Osmanlının çöküş devrinden sonra millet olarak sade suret değiştirirken, Türkiye’nin kuruluşuyla birlikte sıret de değiştirdik.  Osmanlının son zamanlarında üstte başta başlayan dönüşüm, sonraları Batılılık olarak ruhu da sirayete koyuldu.  Türkiye başlangıcından bu yana siyasette, Batıcılık, sanatta Paganizm, halk arasında ümmetçilik gibi birçok mecraya uğradı. Batılılaşma, bu zaman aralığında en çok semizlenen ideoloji oldu. Osmanlıdan kalan İslamcı damarsa, harf değişikliği ve eğitim sisteminin baştan aşağı eskiye mugayir bir şekilde yenilenmesiyle ınkıtaa uğradı. 1950’den sonra tekrar ufak ufak filizlenmeye başladıysa da ümmetçi damar, onun  ayağa kalkması, 2000’leri buldu. Ve 15 Temmuz Direnişi ile de varlığını sağlamlaştırdı. Bundan sonraki Türkiye'nin özünün bu olacağını gösterdi. 

Ve asıl ruh değişikliği Türkiye’de 15 Temmuz’dan sonra oldu.  Özellikle Batılılar bunun farkındalar.  Batılı devletler, Türkiye’yi yüz yıldır Batılılaştırmakla ve onu belli bir süre öz değerlerinden ayrı tutmakla kendi şer emelleri açısından pek de iyi etmediklerini düşünüyorlar şimdi. Çünkü şu şekilde bir kan tazelenmesine yol açtıklarının biliyorlar.
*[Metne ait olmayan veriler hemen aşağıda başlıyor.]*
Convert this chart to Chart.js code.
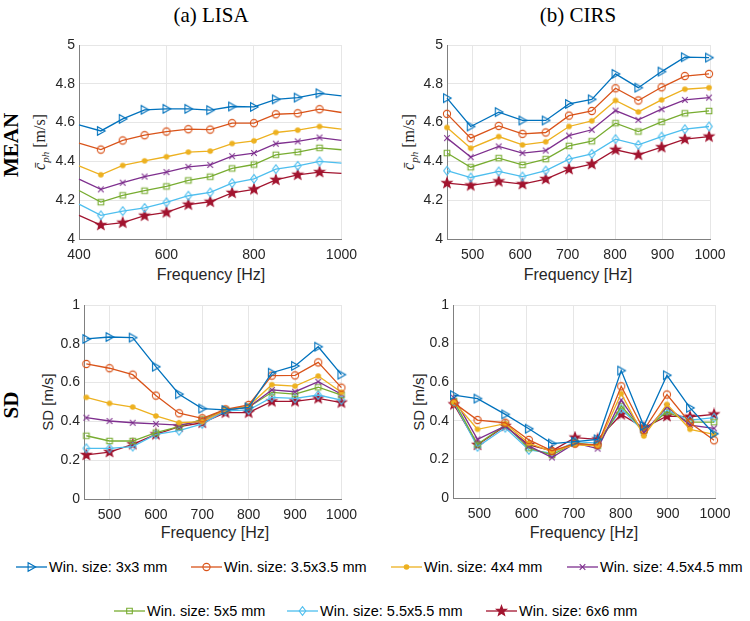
<!DOCTYPE html>
<html>
<head>
<meta charset="utf-8">
<script src="https://cdn.jsdelivr.net/npm/chart.js@4/dist/chart.umd.min.js"></script>
<style>
  body { margin: 0; background: #fff; }
  #wrap { position: relative; width: 750px; height: 621px; overflow: hidden;
          font-family: "Liberation Sans", Arial, sans-serif; color: #262626; }
  canvas.panel { position: absolute; }
  .lbl { position: absolute; white-space: nowrap; }
  .title { font-family: "Liberation Serif", "Times New Roman", serif; font-size: 21px; color: #000;
           transform: translate(-50%, -50%); }
  .rowlbl { font-family: "Liberation Serif", "Times New Roman", serif; font-weight: bold; font-size: 21px; color: #000;
            transform: translate(-50%, -50%) rotate(-90deg); }
  .ylab-tex { font-family: "Liberation Serif", "Times New Roman", serif; font-size: 16px;
              transform: translate(-50%, -50%) rotate(-90deg); }
  .ylab-tex sub { font-size: 11px; }
  .ylab { font-size: 15px; transform: translate(-50%, -50%) rotate(-90deg); }
  .xlab { font-size: 16px; transform: translate(-50%, -50%); }
  .leg { position: absolute; display: flex; align-items: center; font-size: 14.5px;
         transform: translateY(-50%); white-space: nowrap; color: #000; }
  .leg canvas { margin-right: 2px; }
</style>
</head>
<body>
<div id="wrap">
  <div class="lbl title" style="left:211px; top:15px;">(a) LISA</div>
  <div class="lbl title" style="left:578px; top:15px;">(b) CIRS</div>
  <div class="lbl rowlbl" style="left:11px; top:145px;">MEAN</div>
  <div class="lbl rowlbl" style="left:11px; top:405px;">SD</div>

  <div class="lbl ylab-tex" style="left:41px; top:142px;"><i>c̄</i><sub><i>ph</i></sub> [m/s]</div>
  <div class="lbl ylab-tex" style="left:410px; top:142px;"><i>c̄</i><sub><i>ph</i></sub> [m/s]</div>
  <div class="lbl ylab" style="left:47px; top:402px;">SD [m/s]</div>
  <div class="lbl ylab" style="left:418px; top:402px;">SD [m/s]</div>

  <div class="lbl xlab" style="left:211px; top:275px;">Frequency [Hz]</div>
  <div class="lbl xlab" style="left:578px; top:275px;">Frequency [Hz]</div>
  <div class="lbl xlab" style="left:215px; top:533px;">Frequency [Hz]</div>
  <div class="lbl xlab" style="left:584px; top:533px;">Frequency [Hz]</div>

  <canvas class="panel" id="meanLisa" width="365" height="250" style="left:0; top:30px;"></canvas>
  <canvas class="panel" id="meanCirs" width="380" height="250" style="left:370px; top:30px;"></canvas>
  <canvas class="panel" id="sdLisa" width="365" height="250" style="left:0; top:290px;"></canvas>
  <canvas class="panel" id="sdCirs" width="380" height="250" style="left:370px; top:290px;"></canvas>
</div>

<script>
// ---------- data ----------
const seriesNames = [
  "Win. size: 3x3 mm", "Win. size: 3.5x3.5 mm", "Win. size: 4x4 mm", "Win. size: 4.5x4.5 mm",
  "Win. size: 5x5 mm", "Win. size: 5.5x5.5 mm", "Win. size: 6x6 mm"
];
const seriesColors = ["#0072BD", "#D95319", "#EDB120", "#7E2F8E", "#77AC30", "#4DBEEE", "#A2142F"];
const seriesMarkers = ["tri", "circle", "dot", "cross", "square", "diamond", "star"];

// LISA mean: first and last values sit on the axis edges (no marker there)
const lisaMeanFreq = [400, 450, 500, 550, 600, 650, 700, 750, 800, 850, 900, 950, 1000];
const meanLisa3  = [4.588, 4.557, 4.619, 4.666, 4.671, 4.671, 4.664, 4.683, 4.681, 4.720, 4.729, 4.751, 4.738];
const meanLisa35 = [4.494, 4.461, 4.508, 4.535, 4.554, 4.566, 4.564, 4.597, 4.597, 4.643, 4.648, 4.669, 4.652];
const meanLisa4  = [4.377, 4.331, 4.379, 4.403, 4.424, 4.448, 4.453, 4.492, 4.506, 4.549, 4.561, 4.580, 4.566];
const meanLisa45 = [4.309, 4.256, 4.290, 4.322, 4.345, 4.372, 4.382, 4.427, 4.443, 4.491, 4.503, 4.523, 4.508];
const meanLisa5  = [4.250, 4.190, 4.225, 4.249, 4.271, 4.302, 4.321, 4.364, 4.384, 4.434, 4.448, 4.470, 4.460];
const meanLisa55 = [4.180, 4.122, 4.144, 4.160, 4.189, 4.223, 4.240, 4.288, 4.310, 4.360, 4.377, 4.400, 4.391];
const meanLisa6  = [4.122, 4.072, 4.084, 4.120, 4.137, 4.177, 4.192, 4.238, 4.256, 4.305, 4.331, 4.345, 4.338];

const cirsFreq = [446, 496, 555, 605, 654, 703, 751, 801, 849, 898, 947, 998];
const meanCirs3  = [4.726, 4.580, 4.654, 4.611, 4.611, 4.696, 4.720, 4.851, 4.780, 4.863, 4.937, 4.935];
const meanCirs35 = [4.645, 4.520, 4.583, 4.542, 4.549, 4.636, 4.660, 4.777, 4.714, 4.782, 4.840, 4.851];
const meanCirs4  = [4.575, 4.468, 4.528, 4.485, 4.501, 4.580, 4.609, 4.714, 4.655, 4.717, 4.772, 4.780];
const meanCirs45 = [4.520, 4.422, 4.477, 4.443, 4.456, 4.533, 4.563, 4.662, 4.614, 4.669, 4.717, 4.729];
const meanCirs5  = [4.443, 4.370, 4.417, 4.382, 4.412, 4.480, 4.504, 4.597, 4.554, 4.604, 4.648, 4.660];
const meanCirs55 = [4.352, 4.317, 4.348, 4.322, 4.353, 4.412, 4.439, 4.515, 4.485, 4.528, 4.566, 4.580];
const meanCirs6  = [4.288, 4.276, 4.297, 4.283, 4.309, 4.360, 4.386, 4.460, 4.434, 4.473, 4.515, 4.528];

const lisaSdFreq = [450, 500, 550, 600, 650, 700, 750, 800, 850, 900, 950, 1000];
const sdLisa3  = [0.825, 0.835, 0.832, 0.682, 0.540, 0.466, 0.459, 0.472, 0.651, 0.686, 0.785, 0.641];
const sdLisa35 = [0.696, 0.674, 0.641, 0.533, 0.442, 0.416, 0.462, 0.485, 0.636, 0.637, 0.704, 0.574];
const sdLisa4  = [0.524, 0.493, 0.474, 0.428, 0.393, 0.399, 0.460, 0.479, 0.589, 0.582, 0.634, 0.550];
const sdLisa45 = [0.419, 0.402, 0.393, 0.387, 0.381, 0.402, 0.458, 0.473, 0.562, 0.553, 0.605, 0.540];
const sdLisa5  = [0.326, 0.299, 0.299, 0.342, 0.373, 0.411, 0.460, 0.473, 0.550, 0.541, 0.576, 0.536];
const sdLisa55 = [0.261, 0.261, 0.270, 0.333, 0.352, 0.387, 0.454, 0.459, 0.524, 0.519, 0.536, 0.510];
const sdLisa6  = [0.227, 0.242, 0.282, 0.333, 0.373, 0.393, 0.445, 0.445, 0.503, 0.503, 0.519, 0.497];

const sdCirs3  = [0.533, 0.515, 0.433, 0.359, 0.282, 0.292, 0.304, 0.660, 0.373, 0.636, 0.467, 0.333];
const sdCirs35 = [0.493, 0.404, 0.390, 0.301, 0.244, 0.282, 0.275, 0.579, 0.352, 0.536, 0.390, 0.299];
const sdCirs4  = [0.498, 0.356, 0.385, 0.284, 0.241, 0.275, 0.270, 0.541, 0.321, 0.485, 0.356, 0.330];
const sdCirs45 = [0.519, 0.304, 0.373, 0.270, 0.210, 0.284, 0.256, 0.507, 0.338, 0.473, 0.378, 0.361];
const sdCirs5  = [0.502, 0.278, 0.378, 0.258, 0.223, 0.287, 0.270, 0.476, 0.347, 0.447, 0.393, 0.393];
const sdCirs55 = [0.497, 0.265, 0.364, 0.249, 0.232, 0.292, 0.284, 0.462, 0.344, 0.454, 0.404, 0.416];
const sdCirs6  = [0.485, 0.275, 0.373, 0.275, 0.244, 0.313, 0.304, 0.433, 0.364, 0.424, 0.421, 0.433];

const meanTicks = [4, 4.2, 4.4, 4.6, 4.8, 5];
const sdTicks = [0, 0.2, 0.4, 0.6, 0.8, 1];
const lisaMeanXTicks = [400, 600, 800, 1000];
const freqTicks = [500, 600, 700, 800, 900, 1000];

// ---------- markers (MATLAB look) ----------
function drawMarker(g, kind, x, y, color) {
  g.strokeStyle = color;
  g.fillStyle = color;
  g.lineWidth = 1.1;
  g.beginPath();
  if (kind === "tri") {
    g.moveTo(x + 4.2, y); g.lineTo(x - 3.4, y - 4.2); g.lineTo(x - 3.4, y + 4.2); g.closePath(); g.stroke();
  } else if (kind === "circle") {
    g.arc(x, y, 3.6, 0, Math.PI * 2); g.stroke();
  } else if (kind === "dot") {
    g.arc(x, y, 2.8, 0, Math.PI * 2); g.fill();
  } else if (kind === "cross") {
    g.moveTo(x - 2.8, y - 2.8); g.lineTo(x + 2.8, y + 2.8);
    g.moveTo(x - 2.8, y + 2.8); g.lineTo(x + 2.8, y - 2.8); g.stroke();
  } else if (kind === "square") {
    g.rect(x - 2.8, y - 2.8, 5.6, 5.6); g.stroke();
  } else if (kind === "diamond") {
    g.moveTo(x, y - 4.3); g.lineTo(x + 3.3, y); g.lineTo(x, y + 4.3); g.lineTo(x - 3.3, y); g.closePath(); g.stroke();
  } else if (kind === "star") {
    for (let i = 0; i < 10; i++) {
      const r = i % 2 ? 2.2 : 5.3;
      const a = -Math.PI / 2 + i * Math.PI / 5;
      if (i === 0) g.moveTo(x + r * Math.cos(a), y + r * Math.sin(a));
      else g.lineTo(x + r * Math.cos(a), y + r * Math.sin(a));
    }
    g.closePath(); g.fill(); g.stroke();
  }
}

function markerCanvas(kind, color) {
  const c = document.createElement("canvas");
  c.width = 14; c.height = 14;
  drawMarker(c.getContext("2d"), kind, 7, 7, color);
  return c;
}
const markerImgs = seriesMarkers.map((m, i) => markerCanvas(m, seriesColors[i]));

// ---------- charts ----------
Chart.defaults.font.family = '"Liberation Sans", Arial, sans-serif';
Chart.defaults.font.size = 14;
Chart.defaults.color = "#262626";

function toPoints(xs, ys) {
  return xs.map((x, i) => ({ x: x, y: ys[i] }));
}

function makePanel(id, cfg) {
  const datasets = cfg.series.map((vals, i) => ({
    label: seriesNames[i],
    data: toPoints(cfg.freq, vals),
    borderColor: seriesColors[i],
    backgroundColor: seriesColors[i],
    borderWidth: 1.3,
    pointStyle: markerImgs[i],
    pointRadius: (c) => (cfg.hideEnds && (c.dataIndex === 0 || c.dataIndex === cfg.freq.length - 1)) ? 0 : 3,
    tension: 0,
    fill: false,
    clip: false, // markers on the axis edges stay whole, as in MATLAB
  }));

  return new Chart(document.getElementById(id), {
    type: "line",
    data: { datasets: datasets },
    options: {
      responsive: false,
      animation: false,
      events: [],
      layout: { padding: { left: 0, top: cfg.padTop, right: cfg.padRight, bottom: 0 } },
      plugins: { legend: { display: false }, tooltip: { enabled: false } },
      scales: {
        x: {
          type: "linear",
          min: cfg.xMin,
          max: 1000,
          afterBuildTicks: (s) => { s.ticks = cfg.xTicks.map((v) => ({ value: v })); },
          afterFit: (s) => { s.height = cfg.xHeight; },
          ticks: { padding: 8, callback: (v) => String(v) },
          grid: { color: "#e6e6e6", drawTicks: false },
          border: { color: "#808080" },
        },
        y: {
          min: cfg.yTicks[0],
          max: cfg.yTicks[cfg.yTicks.length - 1],
          afterBuildTicks: (s) => { s.ticks = cfg.yTicks.map((v) => ({ value: v })); },
          afterFit: (s) => { s.width = cfg.yWidth; },
          ticks: { padding: 4, callback: (v) => String(+Number(v).toFixed(1)) },
          grid: { color: "#e6e6e6", drawTicks: false },
          border: { color: "#808080" },
        },
      },
    },
  });
}

makePanel("meanLisa", {
  freq: lisaMeanFreq, hideEnds: true, xMin: 400, xTicks: lisaMeanXTicks, yTicks: meanTicks,
  series: [meanLisa3, meanLisa35, meanLisa4, meanLisa45, meanLisa5, meanLisa55, meanLisa6],
  yWidth: 79, xHeight: 41, padTop: 15, padRight: 22,
});
makePanel("meanCirs", {
  freq: cirsFreq, hideEnds: false, xMin: 446, xTicks: freqTicks, yTicks: meanTicks,
  series: [meanCirs3, meanCirs35, meanCirs4, meanCirs45, meanCirs5, meanCirs55, meanCirs6],
  yWidth: 77, xHeight: 41, padTop: 15, padRight: 40,
});
makePanel("sdLisa", {
  freq: lisaSdFreq, hideEnds: false, xMin: 445, xTicks: freqTicks, yTicks: sdTicks,
  series: [sdLisa3, sdLisa35, sdLisa4, sdLisa45, sdLisa5, sdLisa55, sdLisa6],
  yWidth: 84, xHeight: 41, padTop: 15, padRight: 18,
});
makePanel("sdCirs", {
  freq: cirsFreq, hideEnds: false, xMin: 444, xTicks: freqTicks, yTicks: sdTicks,
  series: [sdCirs3, sdCirs35, sdCirs4, sdCirs45, sdCirs5, sdCirs55, sdCirs6],
  yWidth: 83, xHeight: 42, padTop: 15, padRight: 35,
});

// ---------- legend (two rows, like the figure) ----------
const legendSpots = [[16, 567], [191, 567], [391, 567], [567, 567], [114, 611], [287, 611], [486, 611]];
const wrap = document.getElementById("wrap");
seriesNames.forEach((name, i) => {
  const item = document.createElement("div");
  item.className = "leg";
  item.style.left = legendSpots[i][0] + "px";
  item.style.top = legendSpots[i][1] + "px";
  const sw = document.createElement("canvas");
  sw.width = 31; sw.height = 14;
  const g = sw.getContext("2d");
  g.strokeStyle = seriesColors[i];
  g.lineWidth = 1.3;
  g.beginPath(); g.moveTo(0, 7); g.lineTo(31, 7); g.stroke();
  drawMarker(g, seriesMarkers[i], 15.5, 7, seriesColors[i]);
  const txt = document.createElement("span");
  txt.textContent = name;
  item.appendChild(sw);
  item.appendChild(txt);
  wrap.appendChild(item);
});
</script>
</body>
</html>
Önce Türkiye’yi dinden uzaklaştırmakla tamam iki nesli pert edip, çürüğe çıkardılar. Ancak onlardan sonra gelenler, İslam’la yeni tanışmış gibi bir enerji elde ettiler. İbn-i Haldun’un zamanında tespit ettiği dağdan inen, güçlü, İslam’a susamış ataları Türklere benzediler. Ancak bu kez, asrın kendine özgü başka bir diliyle, dağlardan değil Anadolu’nun modern şehirlerinden geldiler.  Yeni bir nefesle Anadolu semaları altında uyandılar. İşte İslam dünyasını sırtlayacak yeni soluk, bu.